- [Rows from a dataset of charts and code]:

•••

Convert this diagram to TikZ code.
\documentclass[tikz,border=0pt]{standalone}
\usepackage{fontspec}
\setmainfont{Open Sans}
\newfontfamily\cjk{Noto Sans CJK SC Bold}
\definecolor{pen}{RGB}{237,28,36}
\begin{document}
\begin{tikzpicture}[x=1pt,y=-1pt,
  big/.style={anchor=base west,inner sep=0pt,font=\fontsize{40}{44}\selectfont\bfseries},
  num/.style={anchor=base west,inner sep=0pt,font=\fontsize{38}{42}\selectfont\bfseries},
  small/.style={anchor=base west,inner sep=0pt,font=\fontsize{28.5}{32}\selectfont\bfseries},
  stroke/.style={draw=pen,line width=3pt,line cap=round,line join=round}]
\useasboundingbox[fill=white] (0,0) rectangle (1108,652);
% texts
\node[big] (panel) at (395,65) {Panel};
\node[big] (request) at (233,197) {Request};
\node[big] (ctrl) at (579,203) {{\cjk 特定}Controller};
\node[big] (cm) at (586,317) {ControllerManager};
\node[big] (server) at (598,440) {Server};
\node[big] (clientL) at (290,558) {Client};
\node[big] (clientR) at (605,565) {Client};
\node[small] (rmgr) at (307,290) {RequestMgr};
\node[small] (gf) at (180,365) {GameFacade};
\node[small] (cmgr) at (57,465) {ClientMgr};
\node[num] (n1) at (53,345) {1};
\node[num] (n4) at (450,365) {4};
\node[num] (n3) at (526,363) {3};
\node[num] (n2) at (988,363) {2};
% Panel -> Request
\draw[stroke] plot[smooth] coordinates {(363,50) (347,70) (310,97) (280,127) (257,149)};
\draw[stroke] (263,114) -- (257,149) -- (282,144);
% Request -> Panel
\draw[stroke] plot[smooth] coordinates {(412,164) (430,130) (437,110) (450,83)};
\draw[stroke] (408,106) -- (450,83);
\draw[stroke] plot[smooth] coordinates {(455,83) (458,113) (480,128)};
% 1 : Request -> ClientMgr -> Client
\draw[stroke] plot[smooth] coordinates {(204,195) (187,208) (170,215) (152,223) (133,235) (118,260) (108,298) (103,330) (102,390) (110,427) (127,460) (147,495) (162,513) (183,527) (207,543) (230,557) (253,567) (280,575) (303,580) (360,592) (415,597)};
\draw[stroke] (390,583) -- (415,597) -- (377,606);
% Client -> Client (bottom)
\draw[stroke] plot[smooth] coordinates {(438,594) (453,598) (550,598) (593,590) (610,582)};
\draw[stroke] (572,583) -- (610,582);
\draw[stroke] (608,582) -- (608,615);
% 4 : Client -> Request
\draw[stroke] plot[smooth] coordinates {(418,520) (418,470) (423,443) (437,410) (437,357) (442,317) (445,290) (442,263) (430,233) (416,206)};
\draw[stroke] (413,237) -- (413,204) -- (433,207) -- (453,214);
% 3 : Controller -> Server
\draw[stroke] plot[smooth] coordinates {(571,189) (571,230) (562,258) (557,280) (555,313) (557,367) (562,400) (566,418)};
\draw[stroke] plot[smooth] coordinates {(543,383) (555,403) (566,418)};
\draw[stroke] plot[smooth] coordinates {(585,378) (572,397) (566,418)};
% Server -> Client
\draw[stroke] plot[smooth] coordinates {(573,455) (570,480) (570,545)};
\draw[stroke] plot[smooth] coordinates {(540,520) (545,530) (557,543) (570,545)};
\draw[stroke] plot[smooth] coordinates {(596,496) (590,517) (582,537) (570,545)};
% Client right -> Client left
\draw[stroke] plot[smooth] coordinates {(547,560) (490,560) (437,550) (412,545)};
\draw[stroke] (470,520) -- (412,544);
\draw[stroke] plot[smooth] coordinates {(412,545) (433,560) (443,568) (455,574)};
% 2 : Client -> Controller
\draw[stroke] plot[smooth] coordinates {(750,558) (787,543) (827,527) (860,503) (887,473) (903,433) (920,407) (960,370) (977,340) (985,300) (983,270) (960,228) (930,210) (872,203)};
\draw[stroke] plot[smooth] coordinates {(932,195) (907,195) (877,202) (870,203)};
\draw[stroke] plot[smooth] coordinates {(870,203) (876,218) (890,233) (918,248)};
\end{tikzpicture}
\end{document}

•••

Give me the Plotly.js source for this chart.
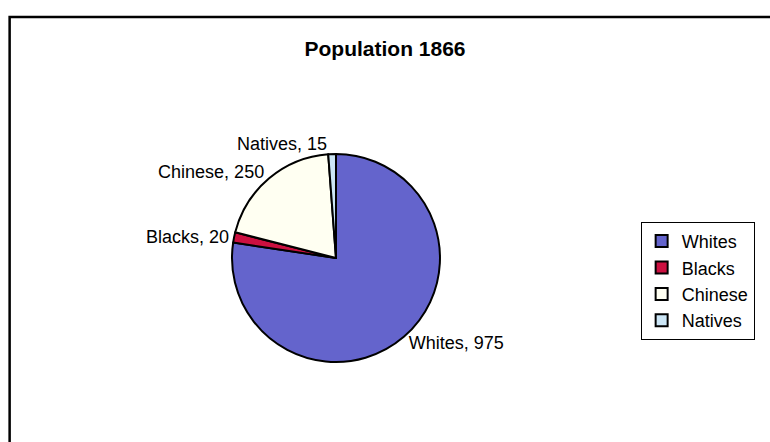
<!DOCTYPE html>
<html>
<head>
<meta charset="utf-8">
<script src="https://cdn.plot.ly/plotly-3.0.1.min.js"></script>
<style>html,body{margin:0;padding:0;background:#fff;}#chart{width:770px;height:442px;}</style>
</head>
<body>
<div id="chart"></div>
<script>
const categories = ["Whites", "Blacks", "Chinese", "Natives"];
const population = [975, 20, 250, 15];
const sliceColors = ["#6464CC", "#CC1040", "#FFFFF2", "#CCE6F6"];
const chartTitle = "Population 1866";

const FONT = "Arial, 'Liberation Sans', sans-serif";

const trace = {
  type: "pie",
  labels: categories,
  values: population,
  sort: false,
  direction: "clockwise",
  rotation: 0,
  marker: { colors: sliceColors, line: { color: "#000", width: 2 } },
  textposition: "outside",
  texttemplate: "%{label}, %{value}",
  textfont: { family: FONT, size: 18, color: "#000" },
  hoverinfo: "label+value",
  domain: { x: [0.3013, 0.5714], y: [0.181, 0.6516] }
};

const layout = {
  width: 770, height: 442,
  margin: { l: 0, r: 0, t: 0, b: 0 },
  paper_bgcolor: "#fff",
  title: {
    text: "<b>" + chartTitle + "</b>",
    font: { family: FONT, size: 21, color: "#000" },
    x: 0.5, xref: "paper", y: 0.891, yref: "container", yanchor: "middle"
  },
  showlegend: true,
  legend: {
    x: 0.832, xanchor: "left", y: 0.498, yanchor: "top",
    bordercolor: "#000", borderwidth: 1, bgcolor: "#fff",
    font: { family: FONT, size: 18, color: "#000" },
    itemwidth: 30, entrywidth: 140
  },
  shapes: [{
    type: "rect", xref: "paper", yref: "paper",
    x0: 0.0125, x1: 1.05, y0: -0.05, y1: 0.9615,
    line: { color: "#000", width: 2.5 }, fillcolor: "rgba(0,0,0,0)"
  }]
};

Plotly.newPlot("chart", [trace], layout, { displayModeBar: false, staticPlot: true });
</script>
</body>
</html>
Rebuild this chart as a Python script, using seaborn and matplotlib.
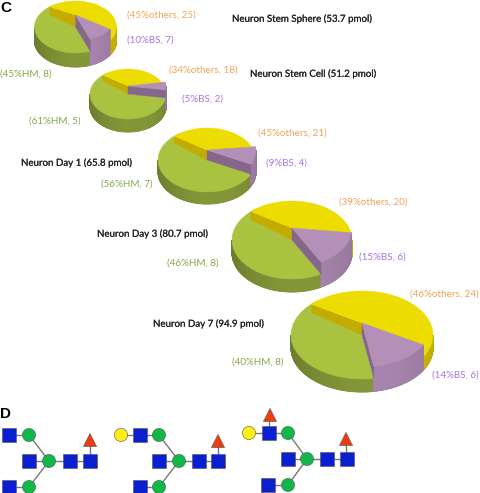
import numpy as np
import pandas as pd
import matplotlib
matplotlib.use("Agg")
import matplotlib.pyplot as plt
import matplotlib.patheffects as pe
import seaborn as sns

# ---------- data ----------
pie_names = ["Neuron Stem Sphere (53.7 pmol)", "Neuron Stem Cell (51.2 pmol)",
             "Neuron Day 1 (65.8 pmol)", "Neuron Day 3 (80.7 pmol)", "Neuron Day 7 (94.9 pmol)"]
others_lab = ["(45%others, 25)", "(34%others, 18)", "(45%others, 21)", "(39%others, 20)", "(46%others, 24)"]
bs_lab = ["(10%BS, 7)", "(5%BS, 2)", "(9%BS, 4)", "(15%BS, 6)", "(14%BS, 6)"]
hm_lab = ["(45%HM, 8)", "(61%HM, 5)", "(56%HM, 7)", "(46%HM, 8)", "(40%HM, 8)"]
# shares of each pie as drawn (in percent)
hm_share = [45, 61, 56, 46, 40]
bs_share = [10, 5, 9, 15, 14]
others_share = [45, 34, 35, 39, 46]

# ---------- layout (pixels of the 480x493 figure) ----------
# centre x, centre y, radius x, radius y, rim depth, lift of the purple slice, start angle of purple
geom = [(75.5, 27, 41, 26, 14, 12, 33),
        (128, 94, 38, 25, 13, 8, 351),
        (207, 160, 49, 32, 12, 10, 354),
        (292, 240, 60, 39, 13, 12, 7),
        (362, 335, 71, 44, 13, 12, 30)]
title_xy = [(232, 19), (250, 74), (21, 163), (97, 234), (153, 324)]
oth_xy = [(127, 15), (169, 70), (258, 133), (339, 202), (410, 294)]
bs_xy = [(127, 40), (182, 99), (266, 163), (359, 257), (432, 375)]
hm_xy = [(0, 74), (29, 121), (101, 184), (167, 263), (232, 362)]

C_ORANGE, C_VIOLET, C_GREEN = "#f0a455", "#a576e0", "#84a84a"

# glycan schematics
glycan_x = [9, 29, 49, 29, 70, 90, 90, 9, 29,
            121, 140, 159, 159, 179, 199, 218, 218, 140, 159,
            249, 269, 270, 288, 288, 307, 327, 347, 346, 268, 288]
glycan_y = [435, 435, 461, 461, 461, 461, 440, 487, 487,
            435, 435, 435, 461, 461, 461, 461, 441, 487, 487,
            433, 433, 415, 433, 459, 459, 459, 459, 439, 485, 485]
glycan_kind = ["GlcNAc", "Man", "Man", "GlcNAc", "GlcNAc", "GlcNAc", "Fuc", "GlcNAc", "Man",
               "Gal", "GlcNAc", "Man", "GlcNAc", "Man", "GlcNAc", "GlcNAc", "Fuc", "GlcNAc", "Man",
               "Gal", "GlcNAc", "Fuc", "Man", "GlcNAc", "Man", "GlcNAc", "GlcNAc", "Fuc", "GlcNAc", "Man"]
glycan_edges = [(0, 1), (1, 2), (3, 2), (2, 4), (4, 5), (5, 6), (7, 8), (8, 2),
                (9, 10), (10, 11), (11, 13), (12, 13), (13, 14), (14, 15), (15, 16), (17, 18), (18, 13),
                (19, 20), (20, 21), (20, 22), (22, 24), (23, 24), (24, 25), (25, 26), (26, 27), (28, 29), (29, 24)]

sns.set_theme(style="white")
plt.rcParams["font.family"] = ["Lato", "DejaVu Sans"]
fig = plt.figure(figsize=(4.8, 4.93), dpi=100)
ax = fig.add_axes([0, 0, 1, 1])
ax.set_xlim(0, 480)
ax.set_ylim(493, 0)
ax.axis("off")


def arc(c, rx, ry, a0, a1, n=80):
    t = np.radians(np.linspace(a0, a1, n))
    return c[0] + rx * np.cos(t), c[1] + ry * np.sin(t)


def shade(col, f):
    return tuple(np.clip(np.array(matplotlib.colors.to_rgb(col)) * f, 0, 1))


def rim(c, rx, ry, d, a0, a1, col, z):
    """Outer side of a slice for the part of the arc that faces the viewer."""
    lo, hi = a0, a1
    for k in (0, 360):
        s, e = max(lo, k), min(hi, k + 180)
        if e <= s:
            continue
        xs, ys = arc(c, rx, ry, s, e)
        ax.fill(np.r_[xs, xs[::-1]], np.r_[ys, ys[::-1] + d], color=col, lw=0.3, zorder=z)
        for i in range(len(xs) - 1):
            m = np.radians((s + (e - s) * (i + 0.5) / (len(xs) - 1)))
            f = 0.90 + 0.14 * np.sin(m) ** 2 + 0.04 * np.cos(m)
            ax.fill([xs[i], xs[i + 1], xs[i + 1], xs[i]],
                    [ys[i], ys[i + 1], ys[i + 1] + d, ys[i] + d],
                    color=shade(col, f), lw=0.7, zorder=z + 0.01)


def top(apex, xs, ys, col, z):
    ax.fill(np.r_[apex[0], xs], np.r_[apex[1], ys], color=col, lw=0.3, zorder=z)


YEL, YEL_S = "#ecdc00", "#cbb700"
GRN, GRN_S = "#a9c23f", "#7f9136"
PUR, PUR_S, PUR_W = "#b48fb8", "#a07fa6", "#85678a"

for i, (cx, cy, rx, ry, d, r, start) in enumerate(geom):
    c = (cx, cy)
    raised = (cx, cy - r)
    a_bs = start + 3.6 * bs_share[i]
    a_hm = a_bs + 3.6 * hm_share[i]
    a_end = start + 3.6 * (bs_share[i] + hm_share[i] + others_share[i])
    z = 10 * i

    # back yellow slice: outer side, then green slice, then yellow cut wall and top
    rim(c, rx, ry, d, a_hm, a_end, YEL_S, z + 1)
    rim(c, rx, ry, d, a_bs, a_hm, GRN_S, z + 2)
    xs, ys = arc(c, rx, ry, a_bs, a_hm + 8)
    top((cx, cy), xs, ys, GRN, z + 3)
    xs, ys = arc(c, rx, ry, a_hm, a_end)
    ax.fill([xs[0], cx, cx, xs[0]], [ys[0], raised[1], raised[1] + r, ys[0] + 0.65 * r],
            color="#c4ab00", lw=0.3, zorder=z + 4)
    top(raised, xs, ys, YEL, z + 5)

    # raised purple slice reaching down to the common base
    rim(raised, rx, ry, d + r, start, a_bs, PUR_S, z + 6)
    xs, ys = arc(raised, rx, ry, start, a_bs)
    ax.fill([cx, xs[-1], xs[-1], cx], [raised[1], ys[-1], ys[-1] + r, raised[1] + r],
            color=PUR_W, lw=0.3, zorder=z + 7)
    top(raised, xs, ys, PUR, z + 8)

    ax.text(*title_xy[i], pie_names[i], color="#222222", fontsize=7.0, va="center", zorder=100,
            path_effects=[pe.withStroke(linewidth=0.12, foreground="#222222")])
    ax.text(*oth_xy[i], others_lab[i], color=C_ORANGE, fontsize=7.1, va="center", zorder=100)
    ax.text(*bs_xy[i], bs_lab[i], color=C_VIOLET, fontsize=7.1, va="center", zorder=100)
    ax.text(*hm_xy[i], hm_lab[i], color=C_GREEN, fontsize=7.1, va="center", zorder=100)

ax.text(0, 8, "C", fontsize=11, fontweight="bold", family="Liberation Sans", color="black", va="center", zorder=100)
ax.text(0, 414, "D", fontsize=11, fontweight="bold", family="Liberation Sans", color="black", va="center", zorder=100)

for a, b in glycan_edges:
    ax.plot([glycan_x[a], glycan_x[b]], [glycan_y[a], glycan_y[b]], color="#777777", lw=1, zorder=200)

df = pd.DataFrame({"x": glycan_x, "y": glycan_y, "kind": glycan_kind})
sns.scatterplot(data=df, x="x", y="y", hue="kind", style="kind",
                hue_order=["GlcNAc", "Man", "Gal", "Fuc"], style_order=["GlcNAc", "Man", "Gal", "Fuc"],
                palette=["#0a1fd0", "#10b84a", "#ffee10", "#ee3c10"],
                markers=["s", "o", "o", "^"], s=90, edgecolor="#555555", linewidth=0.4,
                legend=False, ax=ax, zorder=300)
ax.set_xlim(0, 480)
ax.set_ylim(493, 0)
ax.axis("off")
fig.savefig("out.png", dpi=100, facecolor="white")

•••

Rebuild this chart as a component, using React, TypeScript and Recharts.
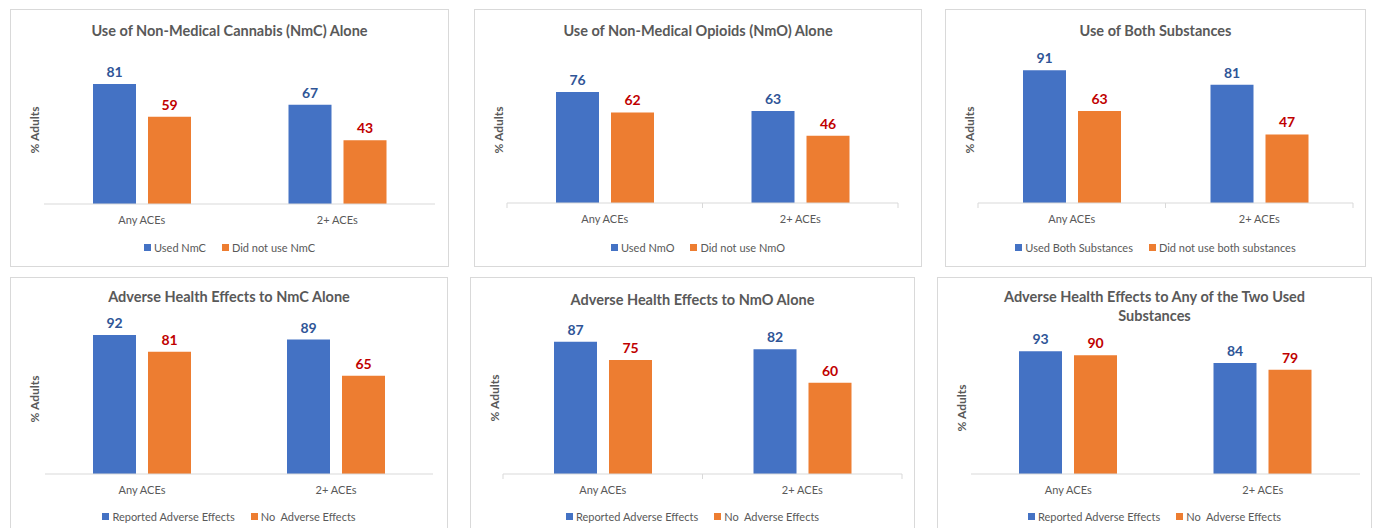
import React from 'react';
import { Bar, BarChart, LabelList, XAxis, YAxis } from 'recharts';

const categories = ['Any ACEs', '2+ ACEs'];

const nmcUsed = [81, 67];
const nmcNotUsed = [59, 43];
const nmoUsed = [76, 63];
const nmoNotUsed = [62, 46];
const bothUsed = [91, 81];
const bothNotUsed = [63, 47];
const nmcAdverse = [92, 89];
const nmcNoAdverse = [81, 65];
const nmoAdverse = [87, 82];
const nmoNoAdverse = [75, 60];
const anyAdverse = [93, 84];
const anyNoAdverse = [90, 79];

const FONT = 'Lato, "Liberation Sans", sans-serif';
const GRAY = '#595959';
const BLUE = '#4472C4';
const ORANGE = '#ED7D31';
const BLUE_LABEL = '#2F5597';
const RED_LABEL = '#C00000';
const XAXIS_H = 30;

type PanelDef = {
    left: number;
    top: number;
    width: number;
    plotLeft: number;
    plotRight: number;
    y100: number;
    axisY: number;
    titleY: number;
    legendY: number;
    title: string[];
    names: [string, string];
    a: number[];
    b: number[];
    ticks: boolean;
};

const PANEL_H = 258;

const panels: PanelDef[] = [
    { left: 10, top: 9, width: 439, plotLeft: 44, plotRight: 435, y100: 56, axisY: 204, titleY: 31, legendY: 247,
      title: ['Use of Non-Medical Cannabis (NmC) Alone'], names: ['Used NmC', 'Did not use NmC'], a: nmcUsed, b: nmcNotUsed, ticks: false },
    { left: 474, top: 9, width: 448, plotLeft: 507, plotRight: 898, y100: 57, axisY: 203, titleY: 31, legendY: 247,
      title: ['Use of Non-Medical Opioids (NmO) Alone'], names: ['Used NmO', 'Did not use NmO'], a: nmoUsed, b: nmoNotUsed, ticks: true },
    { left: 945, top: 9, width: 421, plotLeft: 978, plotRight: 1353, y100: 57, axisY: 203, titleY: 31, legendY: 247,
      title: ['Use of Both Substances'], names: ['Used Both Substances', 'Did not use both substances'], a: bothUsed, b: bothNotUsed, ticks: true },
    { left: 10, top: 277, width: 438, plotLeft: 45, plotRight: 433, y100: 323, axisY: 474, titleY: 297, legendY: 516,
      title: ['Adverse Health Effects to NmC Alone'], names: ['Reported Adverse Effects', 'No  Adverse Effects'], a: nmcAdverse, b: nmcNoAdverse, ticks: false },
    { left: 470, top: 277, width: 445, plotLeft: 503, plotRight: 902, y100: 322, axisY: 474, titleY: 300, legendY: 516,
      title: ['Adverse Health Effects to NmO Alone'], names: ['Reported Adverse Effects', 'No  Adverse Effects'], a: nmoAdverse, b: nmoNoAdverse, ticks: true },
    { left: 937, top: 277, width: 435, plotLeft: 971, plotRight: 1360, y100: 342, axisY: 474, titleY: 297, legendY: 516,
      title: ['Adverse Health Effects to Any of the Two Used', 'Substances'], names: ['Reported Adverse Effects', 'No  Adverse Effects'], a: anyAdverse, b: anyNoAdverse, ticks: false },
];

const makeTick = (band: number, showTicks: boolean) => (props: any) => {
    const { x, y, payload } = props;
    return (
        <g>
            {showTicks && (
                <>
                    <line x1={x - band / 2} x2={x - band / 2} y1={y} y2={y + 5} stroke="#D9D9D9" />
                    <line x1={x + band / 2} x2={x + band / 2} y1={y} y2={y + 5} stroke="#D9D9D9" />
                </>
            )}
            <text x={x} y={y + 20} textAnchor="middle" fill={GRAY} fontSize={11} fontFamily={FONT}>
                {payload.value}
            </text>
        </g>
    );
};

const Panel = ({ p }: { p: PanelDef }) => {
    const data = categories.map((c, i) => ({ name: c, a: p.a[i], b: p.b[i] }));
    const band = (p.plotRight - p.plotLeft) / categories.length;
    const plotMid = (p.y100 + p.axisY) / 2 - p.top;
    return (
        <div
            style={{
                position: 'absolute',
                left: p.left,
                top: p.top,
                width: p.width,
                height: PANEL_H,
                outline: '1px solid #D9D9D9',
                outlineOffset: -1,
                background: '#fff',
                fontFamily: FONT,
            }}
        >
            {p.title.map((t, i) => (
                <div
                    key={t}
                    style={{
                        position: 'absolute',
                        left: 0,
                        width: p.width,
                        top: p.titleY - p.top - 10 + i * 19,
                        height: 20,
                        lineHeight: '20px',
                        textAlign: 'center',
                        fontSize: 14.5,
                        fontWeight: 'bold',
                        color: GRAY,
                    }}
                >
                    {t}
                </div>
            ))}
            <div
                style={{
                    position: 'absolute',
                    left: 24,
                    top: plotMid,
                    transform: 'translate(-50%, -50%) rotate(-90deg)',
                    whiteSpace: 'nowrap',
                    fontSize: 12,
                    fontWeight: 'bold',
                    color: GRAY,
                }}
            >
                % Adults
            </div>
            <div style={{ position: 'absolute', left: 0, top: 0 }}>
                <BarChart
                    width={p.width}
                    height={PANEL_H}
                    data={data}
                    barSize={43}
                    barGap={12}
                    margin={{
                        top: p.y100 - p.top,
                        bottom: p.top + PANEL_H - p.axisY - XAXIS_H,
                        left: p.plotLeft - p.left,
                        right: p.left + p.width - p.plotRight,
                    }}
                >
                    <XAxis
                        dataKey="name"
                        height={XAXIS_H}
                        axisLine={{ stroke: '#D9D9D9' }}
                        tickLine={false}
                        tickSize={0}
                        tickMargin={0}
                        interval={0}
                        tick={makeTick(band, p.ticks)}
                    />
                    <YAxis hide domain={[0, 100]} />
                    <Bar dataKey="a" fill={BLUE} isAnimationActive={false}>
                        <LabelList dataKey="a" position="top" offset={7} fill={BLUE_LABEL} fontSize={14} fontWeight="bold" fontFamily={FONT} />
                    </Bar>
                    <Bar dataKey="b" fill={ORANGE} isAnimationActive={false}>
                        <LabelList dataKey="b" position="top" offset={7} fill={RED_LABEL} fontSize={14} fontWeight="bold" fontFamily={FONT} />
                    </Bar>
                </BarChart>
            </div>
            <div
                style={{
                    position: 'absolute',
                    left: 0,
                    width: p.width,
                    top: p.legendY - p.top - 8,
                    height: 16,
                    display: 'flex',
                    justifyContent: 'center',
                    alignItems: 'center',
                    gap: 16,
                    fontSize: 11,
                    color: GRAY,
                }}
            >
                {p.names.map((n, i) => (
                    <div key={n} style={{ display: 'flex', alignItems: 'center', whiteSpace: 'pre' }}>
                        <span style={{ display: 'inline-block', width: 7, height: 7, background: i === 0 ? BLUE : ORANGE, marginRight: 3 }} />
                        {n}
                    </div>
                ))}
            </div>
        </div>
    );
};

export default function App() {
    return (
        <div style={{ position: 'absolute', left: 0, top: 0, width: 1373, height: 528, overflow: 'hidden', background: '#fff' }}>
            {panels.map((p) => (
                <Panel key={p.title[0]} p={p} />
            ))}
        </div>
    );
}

•••

- [What to work on]: Give only the lines from the one with "Rebuild this chart as a component, using" to the one with "const categories = ['Any ACEs', '2+ ACEs'];", both included, again and exactly; leave the images out.

- [Exercise solution]:
Rebuild this chart as a component, using React, TypeScript and Recharts.
import React from 'react';
import { Bar, BarChart, LabelList, XAxis, YAxis } from 'recharts';

const categories = ['Any ACEs', '2+ ACEs'];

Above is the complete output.